The fact that his decision to take himself out of the 1984 presidential race has been made now suggests that personal rather than political considerations were paramount. To whatever extent political calculations about 1984 were involved, to that extent it made sense to wait and see if the economy, which is on a knife-edge, turns down so drastically that the country becomes receptive to any candidate who is not a Republican. That is the condition required for a Kennedy candidacy to seem worthwhile.

Furthermore, some undertakings are so grindingly arduous that they cannot be done well except by persons who relish the draining strain. Being a surgeon is one; being a professional football lineman is another; being a presidential candidate is a third. During 1980 Kennedy became a better candidate, but as in so much of his life, he seemed cast in a role written by a destiny he vaguely regretted.

Kennedy is neither a masochist nor a fool. Indeed, he has a well-attested appetite for pleasure, and has political chromosomes. He knows better than any living American that campaigning for president is not fun and that, for him, it is not safe. Furthermore, he knows that the next time he loses will be his last loss in presidential competition.

He also knows how to read election returns, having been reading them since his brother, John, ran for Congress in 1946, when he, Ted, was 14. It is all very well to remember Kennedy's skillful sermon that so pleased the choir in Madison Square Garden 28 months ago. But by then he had been trounced by a Democratic opponent incapable of kindling Democrats' passions -- an opponent who then lost 44 states.

The 1982 election returns could not have been encouraging to Kennedy. Consider the gubernatorial races in two of the states a Democratic presidential nominee must carry.

In New York, the Democratic candidate, Mario Cuomo, an intelligent, traditional Democrat, won. But he won only narrowly against a Republican (Lewis Lehrman) who scandalized the Republican establishment by suggesting that Ronald Reagan's Reaganism is tepid, and promised the real thing. In Michigan, the Democratic candidate, James Blanchard, won, but only narrowly in a strong labor state that is in the throes of a depression. His opponent, Richard Hedlee, was opposed by much of the Republican establishment because he, too, drinks Reaganism the way Scots drink Scotch -- warm and neat.

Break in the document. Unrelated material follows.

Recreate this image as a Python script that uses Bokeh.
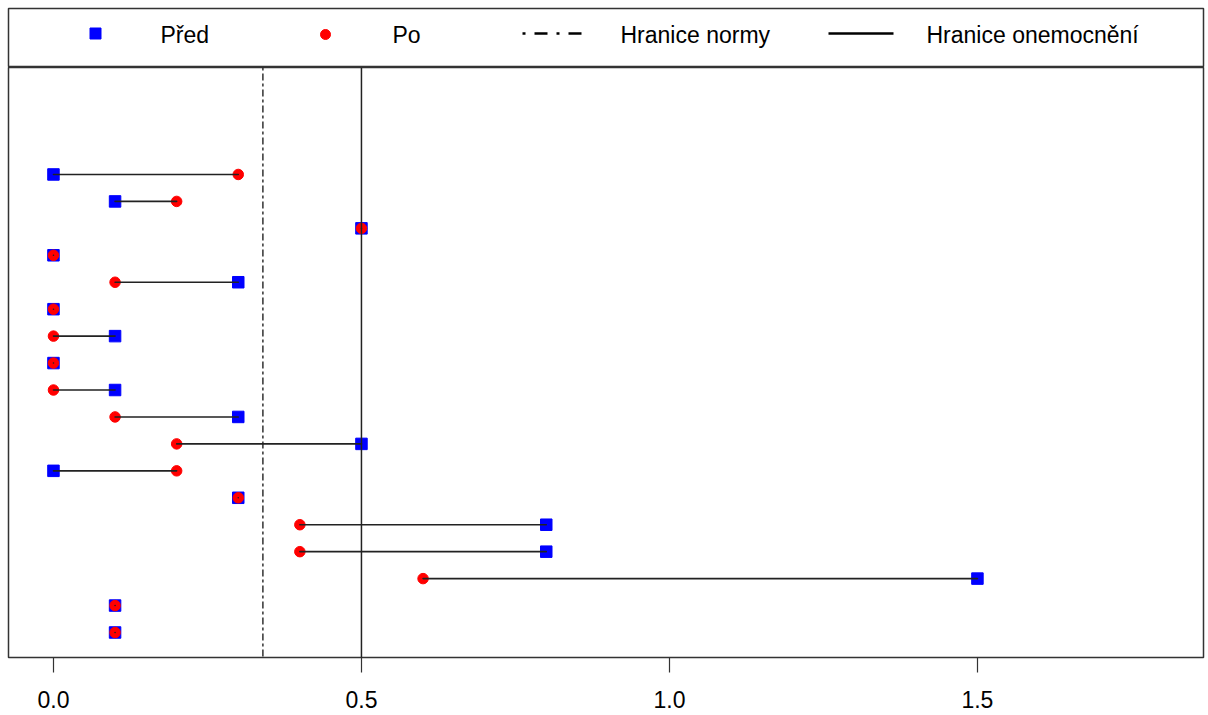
from bokeh.plotting import figure
from bokeh.models import Range1d, Span, FixedTicker, ColumnDataSource
from bokeh.layouts import column
from bokeh.embed import file_html
from bokeh.resources import INLINE
from bokeh.core.properties import value

# Patients listed top to bottom: value before and after treatment
pred = [0.0, 0.1, 0.5, 0.0, 0.3, 0.0, 0.1, 0.0, 0.1, 0.3, 0.5, 0.0, 0.3, 0.8, 0.8, 1.5, 0.1, 0.1]
po   = [0.3, 0.2, 0.5, 0.0, 0.1, 0.0, 0.0, 0.0, 0.0, 0.1, 0.2, 0.2, 0.3, 0.4, 0.4, 0.6, 0.1, 0.1]
row = list(range(len(pred), 0, -1))

norm_limit = 0.34
disease_limit = 0.5

x_ticks = [0.0, 0.5, 1.0, 1.5]
x_tick_labels = ["0.0", "0.5", "1.0", "1.5"]

legend_labels = ["Před", "Po", "Hranice normy", "Hranice onemocnění"]

FONT = "Liberation Sans"
W = 1208

src = ColumnDataSource(dict(pred=pred, po=po, row=row))

# ---- legend strip ----
leg = figure(width=W, height=67, output_backend="svg", toolbar_location=None,
             x_range=Range1d(8, 1203), y_range=Range1d(67, 8),
             min_border_left=8, min_border_right=5, min_border_top=8, min_border_bottom=0)
leg.axis.visible = False
leg.grid.visible = False
leg.outline_line_color = "#333333"
leg.outline_line_width = 1.5
leg.scatter([95], [33], marker="square", size=11, color="#0000FF")
leg.scatter([325], [34], marker="circle", size=10, color="#FF0000")
leg.line([522, 587], [33, 33], line_color="black", line_width=2.5, line_dash="3 9 13 9")
leg.line([828, 893], [33, 33], line_color="black", line_width=2.5)
leg.text(x=[160, 392, 620, 926], y=[34, 34, 34, 34], text=legend_labels,
         text_font=value(FONT), text_font_size="23px", text_color="black",
         text_baseline="middle", text_align="left")

# ---- main panel ----
p = figure(width=W, height=648, output_backend="svg", toolbar_location=None,
           x_range=Range1d(-0.073, 1.867), y_range=Range1d(0.072, 21.97),
           min_border_left=8, min_border_right=5, min_border_top=0, min_border_bottom=58)
p.grid.visible = False
p.yaxis.visible = False
p.outline_line_color = "#333333"
p.outline_line_width = 1.5

p.add_layout(Span(location=norm_limit, dimension="height", line_color="#222222",
                  line_width=1.4, line_dash="3 3 7 3"))
p.add_layout(Span(location=disease_limit, dimension="height", line_color="#222222",
                  line_width=1.5))

p.scatter("pred", "row", source=src, marker="square", size=11.5, color="#0000FF")
p.scatter("po", "row", source=src, marker="circle", size=10.5, color="#FF0000")
p.segment(x0="pred", y0="row", x1="po", y1="row", source=src,
          line_color="#222222", line_width=1.6, line_cap="round")

ax = p.xaxis[0]
ax.ticker = FixedTicker(ticks=x_ticks)
ax.major_label_overrides = {t: s for t, s in zip(x_ticks, x_tick_labels)}
ax.axis_line_color = None
ax.major_tick_out = 15
ax.major_tick_in = 0
ax.major_tick_line_color = "#333333"
ax.major_tick_line_width = 1.2
ax.minor_tick_line_color = None
ax.major_label_standoff = 18
ax.major_label_text_font = FONT
ax.major_label_text_font_size = "23px"
ax.major_label_text_color = "black"

layout = column(leg, p, spacing=0)
open("out.html", "w").write(file_html(layout, INLINE))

This does not mean that the country is "moving right." It does mean that the sands are shifting beneath the parties' feet in ways that are unpredictable but not encouraging to Democrats counting on a pendular swing back toward the political patterns that have benefited Democrats throughout the postwar era.

Fish gotta swim, birds gotta fly and Washington gotta wonder what this means for other Democratic candidates, who will now rise from the underbrush like rocketing pheasants. Perhaps it helps Walter Mondale, who has consistently risen passively, as a result of the actions of others. (He was appointed attorney general of Minnesota in 1960 when the incumbent resigned. He was appointed to the Senate in 1964 when Hubert Humphrey became vice president. He was plucked up as vice presidential candidate after an aborted presidential campaign.) Now Mondale is, by default, suddenly the front-runner. Concerning the joys of the role, he can consult the experiences of George Romney in 1968 and Ed Muskie in 1972.

Kennedy was in the incongruous position of being a young man but an "old face." Now the old face is Mondale. If Kennedy's withdrawal works as an invigorating tonic on Democrats, quickening their sense of adventure by enlarging their sense of possibility, then some of the intellectually most interesting and potentially strongest candidates, such as Sen. Fritz Hollings, can hope for a better hearing than they otherwise would have had.

It is beyond the poor power of the Republican Party to create a "Republican era." Only the Democrats can do that, by nominating a candidate who takes them on an ideological bender. Kennedy might have done that.

But those who think that Kennedy's presidential prospects are dead as mutton should consider this: even in the year 2000, he will be just 68, a year younger than the current president was when, after several years' disappointments, his hour came 'round at last.